Upon the allegations of the bill, William L. Williams is an indispensable party; and although the bill prays that he be made a party defendant, yet it does not appear from tlie record that he was ever served with process to answer the bill. It does appear that, on the 24th January, 1859, the register made an order of publication against him; but it does not appear that the order was ever complied with, or that any further action was ever taken upon it. The cause was submitted for a final decree, on the pleadings and proofs; and the chancellor dismissed the bill, without assigning any reason therefor. In the state of the pleadings, the court did not err in dismissing the bill. The cause was prematurely submitted. The court could have set aside the submission, and required Williams to have been made a party, before proceeding to a final decree. But the court is not bound to protect a party against a premature submission of his cause.
Note by Beporter. — After the delivery of the foregoing opinion, the appellants asked and obtained a certiorari, returnable instanter, to perfect the record.
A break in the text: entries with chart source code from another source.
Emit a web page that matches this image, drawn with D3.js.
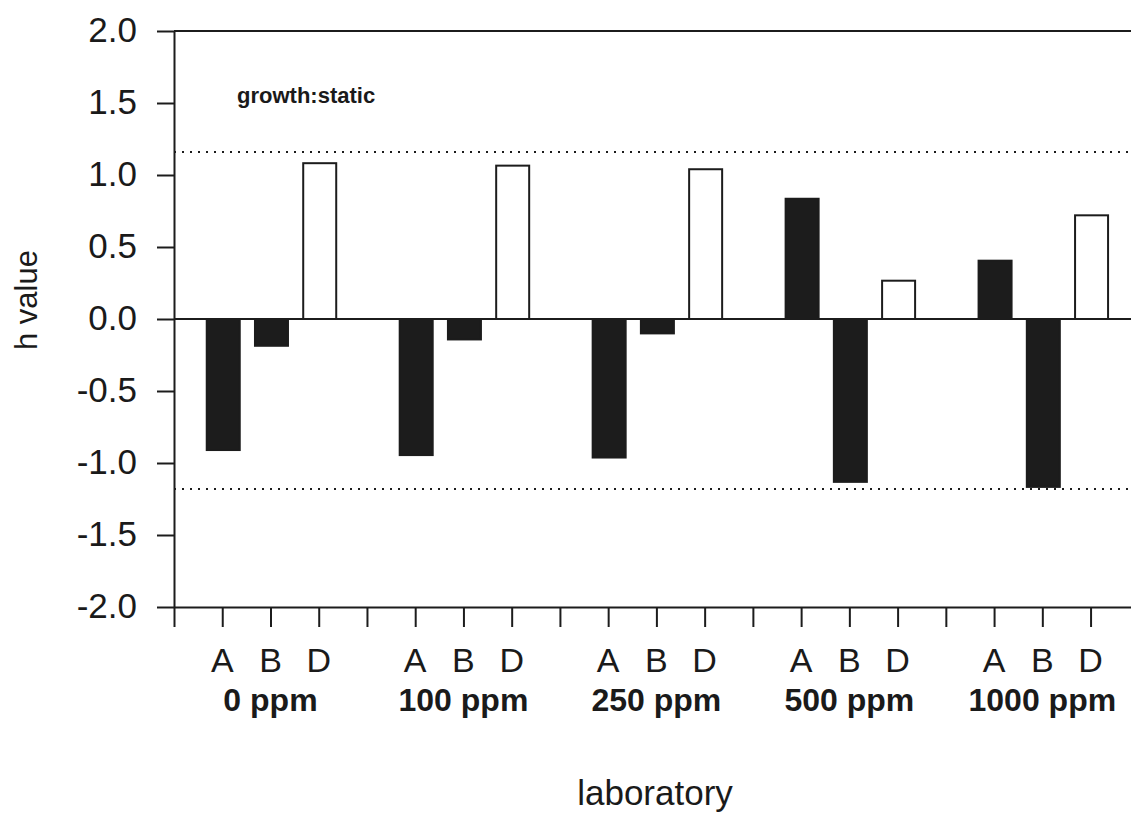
<!DOCTYPE html>
<html>
<head>
<meta charset="utf-8">
<script src="https://cdn.jsdelivr.net/npm/d3@7"></script>
<style>
  html, body { margin: 0; padding: 0; background: #fff; }
  svg { display: block; }
  text { font-family: "Liberation Sans", Arial, sans-serif; fill: #1a1a1a; }
</style>
</head>
<body>
<svg id="chart" width="1131" height="813"></svg>
<script>
// ---- data ----
const groups = ["0 ppm", "100 ppm", "250 ppm", "500 ppm", "1000 ppm"];
const labs = ["A", "B", "D"];
const valuesA = [-0.91, -0.945, -0.962, 0.835, 0.405];
const valuesB = [-0.186, -0.142, -0.10, -1.131, -1.166];
const valuesD = [1.082, 1.065, 1.04, 0.266, 0.72];
const yTickValues = [2.0, 1.5, 1.0, 0.5, 0.0, -0.5, -1.0, -1.5, -2.0];
const yTickLabels = ["2.0", "1.5", "1.0", "0.5", "0.0", "-0.5", "-1.0", "-1.5", "-2.0"];
const limitUpper = 1.16;
const limitLower = -1.18;
const annotation = "growth:static";
const yTitle = "h value";
const xTitle = "laboratory";

// ---- build records: each group occupies 4 slots (blank, A, B, D) ----
const seriesByLab = { A: valuesA, B: valuesB, D: valuesD };
const records = [];
groups.forEach((g, gi) => {
  labs.forEach((lab, li) => {
    records.push({ group: g, lab: lab, slot: gi * 4 + 1 + li, value: seriesByLab[lab][gi] });
  });
});

const svg = d3.select("#chart");
const ink = "#1c1c1c";

const x = d3.scaleLinear().domain([0, 20]).range([174, 174 + 20 * 48.24]);
const y = d3.scaleLinear().domain([-2, 2]).range([607, 31]);

// frame top line
svg.append("line")
  .attr("x1", x(0)).attr("x2", x(20)).attr("y1", y(2)).attr("y2", y(2))
  .attr("stroke", ink).attr("stroke-width", 2);

// limit lines (dotted)
[limitUpper, limitLower].forEach(v => {
  svg.append("line")
    .attr("x1", x(0)).attr("x2", x(20)).attr("y1", y(v)).attr("y2", y(v))
    .attr("stroke", ink).attr("stroke-width", 2)
    .attr("stroke-dasharray", "2,6");
});

// bars
const barW = 33;
svg.append("g").selectAll("rect")
  .data(records)
  .join("rect")
  .attr("x", d => x(d.slot) - barW / 2 + 1)
  .attr("width", barW)
  .attr("y", d => y(Math.max(0, d.value)))
  .attr("height", d => Math.abs(y(d.value) - y(0)))
  .attr("fill", d => d.lab === "D" ? "#fff" : ink)
  .attr("stroke", ink)
  .attr("stroke-width", 2);

// zero line
svg.append("line")
  .attr("x1", x(0)).attr("x2", x(20)).attr("y1", y(0)).attr("y2", y(0))
  .attr("stroke", ink).attr("stroke-width", 2);

// y axis
const yAxis = d3.axisLeft(y)
  .tickValues(yTickValues)
  .tickFormat((d, i) => yTickLabels[i])
  .tickSize(17)
  .tickSizeOuter(0)
  .tickPadding(20);
const gy = svg.append("g").attr("transform", `translate(${x(0)},0)`).call(yAxis);
gy.select(".domain").attr("stroke", ink).attr("stroke-width", 2);
gy.selectAll(".tick line").attr("stroke", ink).attr("stroke-width", 2);
gy.selectAll(".tick text")
  .style("font-family", "'Liberation Sans', Arial, sans-serif")
  .style("font-size", "35px")
  .attr("fill", ink)
  .attr("dy", "0.3em");

// x axis
const xAxis = d3.axisBottom(x)
  .tickValues(d3.range(0, 20))
  .tickFormat("")
  .tickSize(20)
  .tickSizeOuter(0);
const gx = svg.append("g").attr("transform", `translate(0,${y(-2)})`).call(xAxis);
gx.select(".domain").attr("stroke", ink).attr("stroke-width", 2);
gx.selectAll(".tick line").attr("stroke", ink).attr("stroke-width", 2);

// lab letters
svg.append("g").selectAll("text")
  .data(records)
  .join("text")
  .attr("x", d => x(d.slot))
  .attr("y", 672)
  .attr("text-anchor", "middle")
  .style("font-size", "34px")
  .text(d => d.lab);

// group labels (centered under B)
svg.append("g").selectAll("text")
  .data(groups)
  .join("text")
  .attr("x", (d, i) => x(i * 4 + 2))
  .attr("y", 711)
  .attr("text-anchor", "middle")
  .style("font-size", "32px")
  .style("font-weight", "bold")
  .text(d => d);

// annotation
svg.append("text")
  .attr("x", 237).attr("y", 103)
  .style("font-size", "22px").style("font-weight", "bold")
  .text(annotation);

// axis titles
svg.append("text")
  .attr("x", 655).attr("y", 805)
  .attr("text-anchor", "middle")
  .style("font-size", "35px")
  .text(xTitle);

svg.append("text")
  .attr("transform", "translate(37,300) rotate(-90)")
  .attr("text-anchor", "middle")
  .style("font-size", "31px")
  .text(yTitle);
</script>
</body>
</html>
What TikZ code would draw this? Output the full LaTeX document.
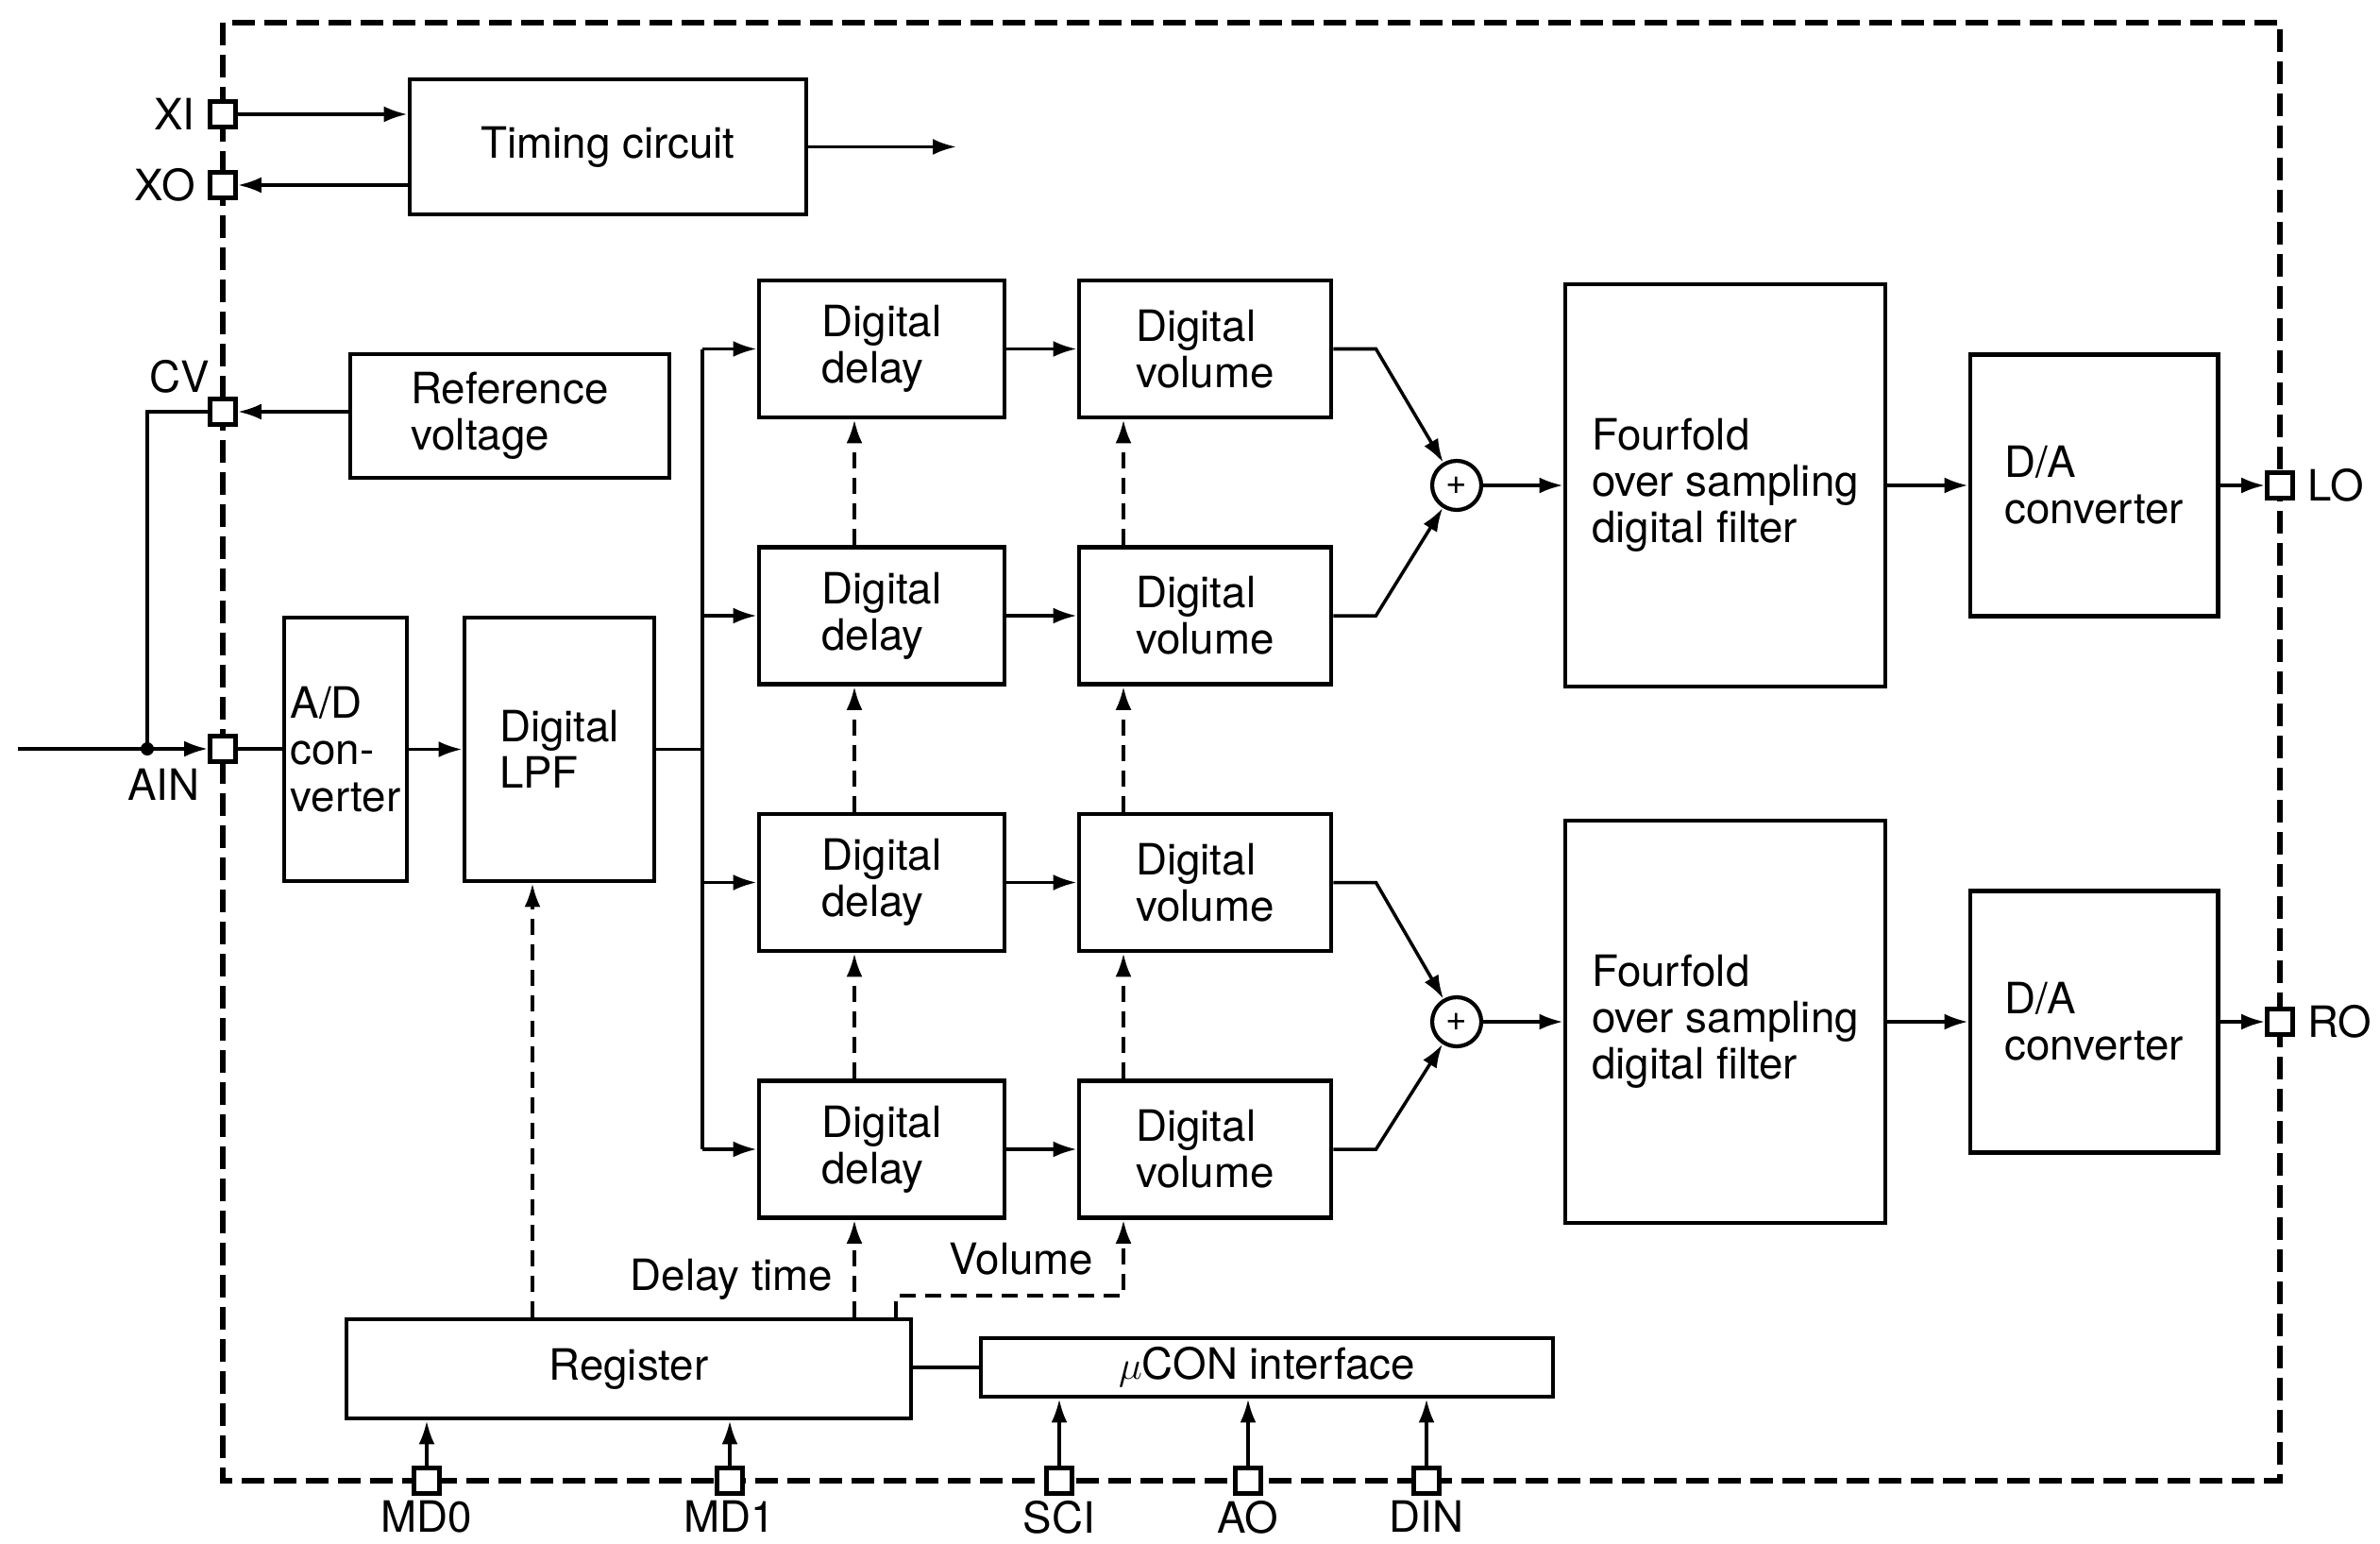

The register, in his return to the certiorari, stated that there was no citation or subpoena in his office showing that service was ever perfected on the defendant William L. Williams, nor anything else, except an entry on his trial docket, signed by the warden of the penitentiary, which stated that the subpoena was executed by serving a copy on said Williams, who was a convict in the penitentiary, on the 2d September, 1857. The cause being again submitted, the following opinion was afterwards delivered:
We have looked into the merits of this cause, upon the pleadings and proofs ; but, without intimating an opinion upon them, we are of opinion that the chancellor should have dismissed the bill without prejudice to the right of the complainant filing another bill. And in conformity to the established practice of this court, a decree is here rendered, reversing the decree of the chancellor, and rendering a decree dismissing the bill without prejudice; and the appellant must pay the costs of this court and the chancery court.— Wilkins & Hall v. Wilkins, 4 Porter, 245; Burns v. Hudson, 37 Ala. 62, and cases cited therein; Taliaferro, adm’r v. Branch Bank of Montgomery, 23 Ala. 757.
Judge, J., not sitting, having been of counsel in the cause.
BYRD, J. — The return to the certiorari does not relieve the ease from the objections taken in the former opinion. The return copied from the trial docket is not sufficient to prove the service of the subpoena, when it is evident that the court below did not treat it so, as appears by the appellants’ applying in January, 1859, for an order of publication against "William L. Williams, to answer “ the bill and amended bill,” which was granted, and was never perfected ; or, if so, the record does not show the fact. But, even if a subpoena had been served, or the publication perfected, still the record fails to show that the cause was ever at issue on the amended bill as to said Williams. There is no answer by him on file, nor any decree pro confesso against him on the bill as amended.
Let the former judgment-entry made at this term be re-entered.